JOB:
Repeat what the lines below say, word for word, and skip every image.

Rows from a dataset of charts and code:

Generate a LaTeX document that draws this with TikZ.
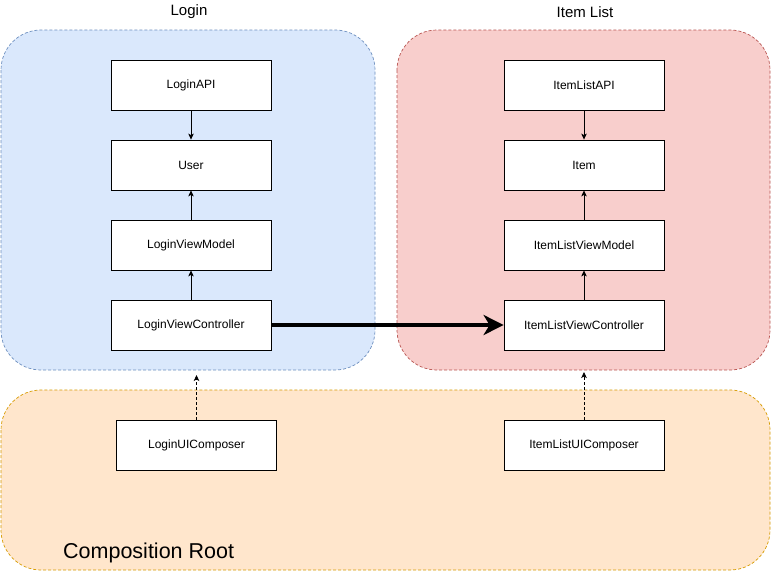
\documentclass[tikz,border=0pt]{standalone}
\usepackage{fontspec}
\setmainfont{Liberation Sans}
\usetikzlibrary{arrows.meta}
\definecolor{bluefill}{HTML}{DAE8FC}
\definecolor{bluestroke}{HTML}{6C8EBF}
\definecolor{redfill}{HTML}{F8CECC}
\definecolor{redstroke}{HTML}{B85450}
\definecolor{orfill}{HTML}{FFE6CC}
\definecolor{orstroke}{HTML}{D79B00}
\begin{document}
\begin{tikzpicture}[x=1pt,y=-1pt,
  container/.style={draw, dashed, dash pattern=on 3pt off 2pt, line width=0.7pt, rounded corners=40pt},
  box/.style={draw, fill=white, line width=0.8pt, minimum width=160pt, minimum height=50pt, inner sep=0pt, font=\fontsize{12}{14}\selectfont},
  thinarrow/.style={line width=0.8pt, -{Stealth[length=6pt,width=5.5pt,inset=1.5pt]}},
  title/.style={font=\fontsize{15}{17}\selectfont}]
\useasboundingbox (0,0) rectangle (773,571);
\fill[white] (0,0) rectangle (773,571);
% containers
\draw[container, fill=orfill, draw=orstroke] (1,390) rectangle (770,570);
\draw[container, fill=bluefill, draw=bluestroke] (1,30) rectangle (375,370);
\draw[container, fill=redfill, draw=redstroke] (397,30) rectangle (770,370);
% titles
\node[title] (tlogin) at (189,12) {Login};
\node[title] (titem) at (585,12) {Item List};
\node[anchor=west, inner sep=0pt, font=\fontsize{21.5}{24}\selectfont] (troot) at (63,553) {Composition Root};
% login boxes
\node[box] (lapi) at (191,85) {LoginAPI};
\node[box] (luser) at (191,165) {User};
\node[box] (lvm) at (191,245) {LoginViewModel};
\node[box] (lvc) at (191,325) {LoginViewController};
% item boxes
\node[box] (iapi) at (584,85) {ItemListAPI};
\node[box] (iitem) at (584,165) {Item};
\node[box] (ivm) at (584,245) {ItemListViewModel};
\node[box] (ivc) at (584,325) {ItemListViewController};
% composers
\node[box] (lcomp) at (196.5,445) {LoginUIComposer};
\node[box] (icomp) at (584,445) {ItemListUIComposer};
\coordinate (ltip) at (196.5,375);
\coordinate (itip) at (584,372);
% arrows
\draw[thinarrow] (lapi.south) -- (luser.north);
\draw[thinarrow] (lvm.north) -- (luser.south);
\draw[thinarrow] (lvc.north) -- (lvm.south);
\draw[thinarrow] (iapi.south) -- (iitem.north);
\draw[thinarrow] (ivm.north) -- (iitem.south);
\draw[thinarrow] (ivc.north) -- (ivm.south);
\draw[thinarrow, dashed, dash pattern=on 3pt off 2pt] (lcomp.north) -- (ltip);
\draw[thinarrow, dashed, dash pattern=on 3pt off 2pt] (icomp.north) -- (itip);
\draw[line width=4pt, -{Stealth[length=20pt,width=20pt,inset=6pt]}] (lvc.east) -- (ivc.west);
\end{tikzpicture}
\end{document}
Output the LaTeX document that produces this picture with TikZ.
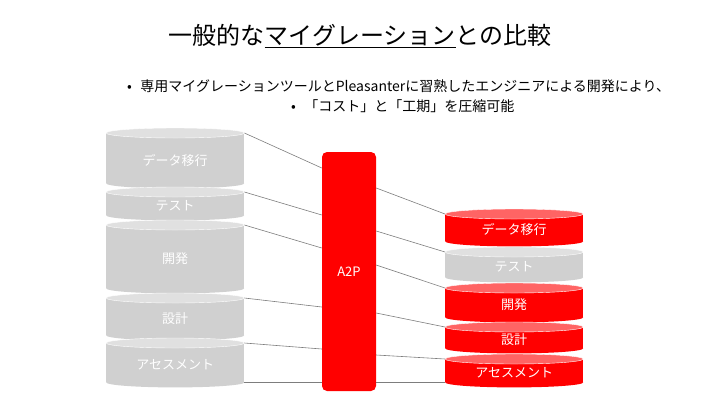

RESPONSE TO THIS EXERCISE:
Generate a LaTeX document that draws this with TikZ.
\documentclass[tikz,border=0pt]{standalone}
\usepackage{fontspec}
\setmainfont{Liberation Sans}
\usetikzlibrary{arrows.meta}
\definecolor{bluefill}{HTML}{DAE8FC}
\definecolor{bluestroke}{HTML}{6C8EBF}
\definecolor{redfill}{HTML}{F8CECC}
\definecolor{redstroke}{HTML}{B85450}
\definecolor{orfill}{HTML}{FFE6CC}
\definecolor{orstroke}{HTML}{D79B00}
\begin{document}
\begin{tikzpicture}[x=1pt,y=-1pt,
  container/.style={draw, dashed, dash pattern=on 3pt off 2pt, line width=0.7pt, rounded corners=40pt},
  box/.style={draw, fill=white, line width=0.8pt, minimum width=160pt, minimum height=50pt, inner sep=0pt, font=\fontsize{12}{14}\selectfont},
  thinarrow/.style={line width=0.8pt, -{Stealth[length=6pt,width=5.5pt,inset=1.5pt]}},
  title/.style={font=\fontsize{15}{17}\selectfont}]
\useasboundingbox (0,0) rectangle (773,571);
\fill[white] (0,0) rectangle (773,571);
% containers
\draw[container, fill=orfill, draw=orstroke] (1,390) rectangle (770,570);
\draw[container, fill=bluefill, draw=bluestroke] (1,30) rectangle (375,370);
\draw[container, fill=redfill, draw=redstroke] (397,30) rectangle (770,370);
% titles
\node[title] (tlogin) at (189,12) {Login};
\node[title] (titem) at (585,12) {Item List};
\node[anchor=west, inner sep=0pt, font=\fontsize{21.5}{24}\selectfont] (troot) at (63,553) {Composition Root};
% login boxes
\node[box] (lapi) at (191,85) {LoginAPI};
\node[box] (luser) at (191,165) {User};
\node[box] (lvm) at (191,245) {LoginViewModel};
\node[box] (lvc) at (191,325) {LoginViewController};
% item boxes
\node[box] (iapi) at (584,85) {ItemListAPI};
\node[box] (iitem) at (584,165) {Item};
\node[box] (ivm) at (584,245) {ItemListViewModel};
\node[box] (ivc) at (584,325) {ItemListViewController};
% composers
\node[box] (lcomp) at (196.5,445) {LoginUIComposer};
\node[box] (icomp) at (584,445) {ItemListUIComposer};
\coordinate (ltip) at (196.5,375);
\coordinate (itip) at (584,372);
% arrows
\draw[thinarrow] (lapi.south) -- (luser.north);
\draw[thinarrow] (lvm.north) -- (luser.south);
\draw[thinarrow] (lvc.north) -- (lvm.south);
\draw[thinarrow] (iapi.south) -- (iitem.north);
\draw[thinarrow] (ivm.north) -- (iitem.south);
\draw[thinarrow] (ivc.north) -- (ivm.south);
\draw[thinarrow, dashed, dash pattern=on 3pt off 2pt] (lcomp.north) -- (ltip);
\draw[thinarrow, dashed, dash pattern=on 3pt off 2pt] (icomp.north) -- (itip);
\draw[line width=4pt, -{Stealth[length=20pt,width=20pt,inset=6pt]}] (lvc.east) -- (ivc.west);
\end{tikzpicture}
\end{document}
Output the LaTeX document that produces this picture with TikZ.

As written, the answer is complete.